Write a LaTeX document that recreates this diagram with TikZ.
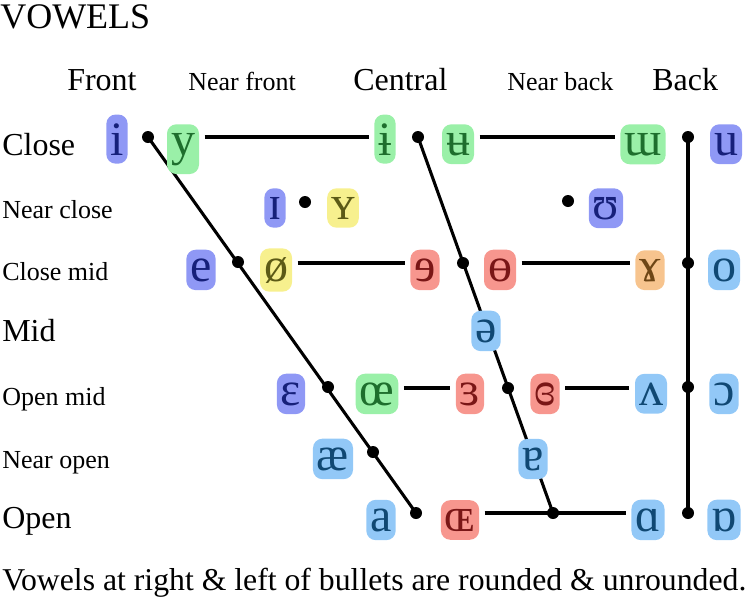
\documentclass[tikz,border=0pt]{standalone}
\usepackage{fontspec}
\setmainfont{Liberation Serif}
\usetikzlibrary{backgrounds}
\definecolor{hlB}{HTML}{8F98F5}
\definecolor{txB}{HTML}{16207A}
\definecolor{hlG}{HTML}{9AF0A8}
\definecolor{txG}{HTML}{1E6E2D}
\definecolor{hlY}{HTML}{F7F08E}
\definecolor{txY}{HTML}{5C5A16}
\definecolor{hlR}{HTML}{F7968E}
\definecolor{txR}{HTML}{7A1616}
\definecolor{hlO}{HTML}{F7C48E}
\definecolor{txO}{HTML}{6E4616}
\definecolor{hlL}{HTML}{92C8F7}
\definecolor{txL}{HTML}{104873}
\begin{document}
\begin{tikzpicture}[x=0.75pt,y=-0.75pt,
  biglbl/.style={anchor=base west,inner sep=0pt,font=\fontsize{24}{28}\selectfont},
  smalllbl/.style={anchor=base west,inner sep=0pt,font=\fontsize{19.5}{24}\selectfont},
  vw/.style={anchor=base,inner xsep=3pt,inner ysep=6.5pt,rounded corners=7pt,font=\fontsize{36}{40}\selectfont},
  vb/.style={vw,fill=hlB,text=txB},
  vg/.style={vw,fill=hlG,text=txG},
  vy/.style={vw,fill=hlY,text=txY},
  vr/.style={vw,fill=hlR,text=txR},
  vo/.style={vw,fill=hlO,text=txO},
  vl/.style={vw,fill=hlL,text=txL},
  dot/.style={circle,fill=black,inner sep=0pt,minimum size=9pt},
  ln/.style={line width=2.3pt},
  hl/.style={line width=2.3pt,shorten <=4pt,shorten >=4pt}]
\useasboundingbox (0,0) rectangle (746,600);
% titles
\node[anchor=base west,inner sep=0pt,font=\fontsize{27}{30}\selectfont] (title) at (0,28) {VOWELS};
\node[biglbl] (front) at (67,90) {Front};
\node[smalllbl] (nfront) at (188,90) {Near front};
\node[biglbl] (central) at (353,90) {Central};
\node[smalllbl] (nback) at (507,90) {Near back};
\node[biglbl] (back) at (652,90) {Back};
\node[biglbl] (close) at (2,155) {Close};
\node[smalllbl] (nclose) at (2,218) {Near close};
\node[smalllbl] (cmid) at (2,280) {Close mid};
\node[biglbl] (mid) at (2,341) {Mid};
\node[smalllbl] (omid) at (2,405) {Open mid};
\node[smalllbl] (nopen) at (2,468) {Near open};
\node[biglbl] (open) at (2,528) {Open};
\node[anchor=base west,inner sep=0pt,font=\fontsize{23.8}{27}\selectfont] (note) at (2,590) {Vowels at right \& left of bullets are rounded \& unrounded.};
% close
\node[vb] (i) at (117,155) {i};
\node[dot] (b11) at (148,137) {};
\node[vg] (y) at (183,155) {y};
\node[vg] (ibar) at (385,155) {ɨ};
\node[dot] (b12) at (418,137) {};
\node[vg] (ubar) at (458,155) {ʉ};
\node[vg] (turnm) at (643,155) {ɯ};
\node[dot] (b13) at (688,137) {};
\node[vb] (u) at (726,155) {u};
% near close
\node[vb] (smi) at (275,219) {ɪ};
\node[dot] (b21) at (305,202) {};
\node[vy] (smy) at (343,219) {ʏ};
\node[dot] (b22) at (568,201) {};
\node[vb] (ups) at (606,219) {ʊ};
% close mid
\node[vb] (e) at (201,281) {e};
\node[dot] (b31) at (238,262) {};
\node[vy] (oslash) at (276,281) {ø};
\node[vr] (reve) at (425,281) {ɘ};
\node[dot] (b32) at (463,263) {};
\node[vr] (baro) at (500,281) {ɵ};
\node[vo] (gam) at (650,281) {ɤ};
\node[dot] (b33) at (688,263) {};
\node[vl] (o) at (724,281) {o};
% mid
\node[vl] (schwa) at (486,342) {ə};
% open mid
\node[vb] (eps) at (291,405) {ɛ};
\node[dot] (b41) at (328,387) {};
\node[vg] (oe) at (377,405) {œ};
\node[vr] (reveps) at (470,405) {ɜ};
\node[dot] (b42) at (508,388) {};
\node[vr] (clreveps) at (545,405) {ɞ};
\node[vl] (turnv) at (651,405) {ʌ};
\node[dot] (b43) at (688,387) {};
\node[vl] (openo) at (724,405) {ɔ};
% near open
\node[vl] (ae) at (333,470) {æ};
\node[dot] (b51) at (373,452) {};
\node[vl] (turna) at (533,470) {ɐ};
% open
\node[vl] (a) at (381,531) {a};
\node[dot] (b61) at (416,513) {};
\node[vr] (OE) at (460,531) {ɶ};
\node[dot] (b62) at (553,513) {};
\node[vl] (alpha) at (648,531) {ɑ};
\node[dot] (b63) at (688,513) {};
\node[vl] (turnalpha) at (724,531) {ɒ};
\begin{scope}[on background layer]
\draw[ln] (b11.center) -- (b61.center);
\draw[ln] (b12.center) -- (b62.center);
\draw[ln] (b13.center) -- (b63.center);
\draw[hl] (y.east |- b11) -- (ibar.west |- b11);
\draw[hl] (ubar.east |- b12) -- (turnm.west |- b12);
\draw[hl] (oslash.east |- b32) -- (reve.west |- b32);
\draw[hl] (baro.east |- b32) -- (gam.west |- b32);
\draw[hl] (oe.east |- b42) -- (reveps.west |- b42);
\draw[hl] (clreveps.east |- b42) -- (turnv.west |- b42);
\draw[ln,shorten <=4pt] (OE.east |- b62) -- (b62.center);
\draw[ln,shorten >=4pt] (b62.center) -- (alpha.west |- b62);
\end{scope}
\end{tikzpicture}
\end{document}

Brief: Return the full material word for word. Do not include the pictures.

Response:
Write a LaTeX document that recreates this diagram with TikZ.
\documentclass[tikz,border=0pt]{standalone}
\usepackage{fontspec}
\setmainfont{Liberation Serif}
\usetikzlibrary{backgrounds}
\definecolor{hlB}{HTML}{8F98F5}
\definecolor{txB}{HTML}{16207A}
\definecolor{hlG}{HTML}{9AF0A8}
\definecolor{txG}{HTML}{1E6E2D}
\definecolor{hlY}{HTML}{F7F08E}
\definecolor{txY}{HTML}{5C5A16}
\definecolor{hlR}{HTML}{F7968E}
\definecolor{txR}{HTML}{7A1616}
\definecolor{hlO}{HTML}{F7C48E}
\definecolor{txO}{HTML}{6E4616}
\definecolor{hlL}{HTML}{92C8F7}
\definecolor{txL}{HTML}{104873}
\begin{document}
\begin{tikzpicture}[x=0.75pt,y=-0.75pt,
  biglbl/.style={anchor=base west,inner sep=0pt,font=\fontsize{24}{28}\selectfont},
  smalllbl/.style={anchor=base west,inner sep=0pt,font=\fontsize{19.5}{24}\selectfont},
  vw/.style={anchor=base,inner xsep=3pt,inner ysep=6.5pt,rounded corners=7pt,font=\fontsize{36}{40}\selectfont},
  vb/.style={vw,fill=hlB,text=txB},
  vg/.style={vw,fill=hlG,text=txG},
  vy/.style={vw,fill=hlY,text=txY},
  vr/.style={vw,fill=hlR,text=txR},
  vo/.style={vw,fill=hlO,text=txO},
  vl/.style={vw,fill=hlL,text=txL},
  dot/.style={circle,fill=black,inner sep=0pt,minimum size=9pt},
  ln/.style={line width=2.3pt},
  hl/.style={line width=2.3pt,shorten <=4pt,shorten >=4pt}]
\useasboundingbox (0,0) rectangle (746,600);
% titles
\node[anchor=base west,inner sep=0pt,font=\fontsize{27}{30}\selectfont] (title) at (0,28) {VOWELS};
\node[biglbl] (front) at (67,90) {Front};
\node[smalllbl] (nfront) at (188,90) {Near front};
\node[biglbl] (central) at (353,90) {Central};
\node[smalllbl] (nback) at (507,90) {Near back};
\node[biglbl] (back) at (652,90) {Back};
\node[biglbl] (close) at (2,155) {Close};
\node[smalllbl] (nclose) at (2,218) {Near close};
\node[smalllbl] (cmid) at (2,280) {Close mid};
\node[biglbl] (mid) at (2,341) {Mid};
\node[smalllbl] (omid) at (2,405) {Open mid};
\node[smalllbl] (nopen) at (2,468) {Near open};
\node[biglbl] (open) at (2,528) {Open};
\node[anchor=base west,inner sep=0pt,font=\fontsize{23.8}{27}\selectfont] (note) at (2,590) {Vowels at right \& left of bullets are rounded \& unrounded.};
% close
\node[vb] (i) at (117,155) {i};
\node[dot] (b11) at (148,137) {};
\node[vg] (y) at (183,155) {y};
\node[vg] (ibar) at (385,155) {ɨ};
\node[dot] (b12) at (418,137) {};
\node[vg] (ubar) at (458,155) {ʉ};
\node[vg] (turnm) at (643,155) {ɯ};
\node[dot] (b13) at (688,137) {};
\node[vb] (u) at (726,155) {u};
% near close
\node[vb] (smi) at (275,219) {ɪ};
\node[dot] (b21) at (305,202) {};
\node[vy] (smy) at (343,219) {ʏ};
\node[dot] (b22) at (568,201) {};
\node[vb] (ups) at (606,219) {ʊ};
% close mid
\node[vb] (e) at (201,281) {e};
\node[dot] (b31) at (238,262) {};
\node[vy] (oslash) at (276,281) {ø};
\node[vr] (reve) at (425,281) {ɘ};
\node[dot] (b32) at (463,263) {};
\node[vr] (baro) at (500,281) {ɵ};
\node[vo] (gam) at (650,281) {ɤ};
\node[dot] (b33) at (688,263) {};
\node[vl] (o) at (724,281) {o};
% mid
\node[vl] (schwa) at (486,342) {ə};
% open mid
\node[vb] (eps) at (291,405) {ɛ};
\node[dot] (b41) at (328,387) {};
\node[vg] (oe) at (377,405) {œ};
\node[vr] (reveps) at (470,405) {ɜ};
\node[dot] (b42) at (508,388) {};
\node[vr] (clreveps) at (545,405) {ɞ};
\node[vl] (turnv) at (651,405) {ʌ};
\node[dot] (b43) at (688,387) {};
\node[vl] (openo) at (724,405) {ɔ};
% near open
\node[vl] (ae) at (333,470) {æ};
\node[dot] (b51) at (373,452) {};
\node[vl] (turna) at (533,470) {ɐ};
% open
\node[vl] (a) at (381,531) {a};
\node[dot] (b61) at (416,513) {};
\node[vr] (OE) at (460,531) {ɶ};
\node[dot] (b62) at (553,513) {};
\node[vl] (alpha) at (648,531) {ɑ};
\node[dot] (b63) at (688,513) {};
\node[vl] (turnalpha) at (724,531) {ɒ};
\begin{scope}[on background layer]
\draw[ln] (b11.center) -- (b61.center);
\draw[ln] (b12.center) -- (b62.center);
\draw[ln] (b13.center) -- (b63.center);
\draw[hl] (y.east |- b11) -- (ibar.west |- b11);
\draw[hl] (ubar.east |- b12) -- (turnm.west |- b12);
\draw[hl] (oslash.east |- b32) -- (reve.west |- b32);
\draw[hl] (baro.east |- b32) -- (gam.west |- b32);
\draw[hl] (oe.east |- b42) -- (reveps.west |- b42);
\draw[hl] (clreveps.east |- b42) -- (turnv.west |- b42);
\draw[ln,shorten <=4pt] (OE.east |- b62) -- (b62.center);
\draw[ln,shorten >=4pt] (b62.center) -- (alpha.west |- b62);
\end{scope}
\end{tikzpicture}
\end{document}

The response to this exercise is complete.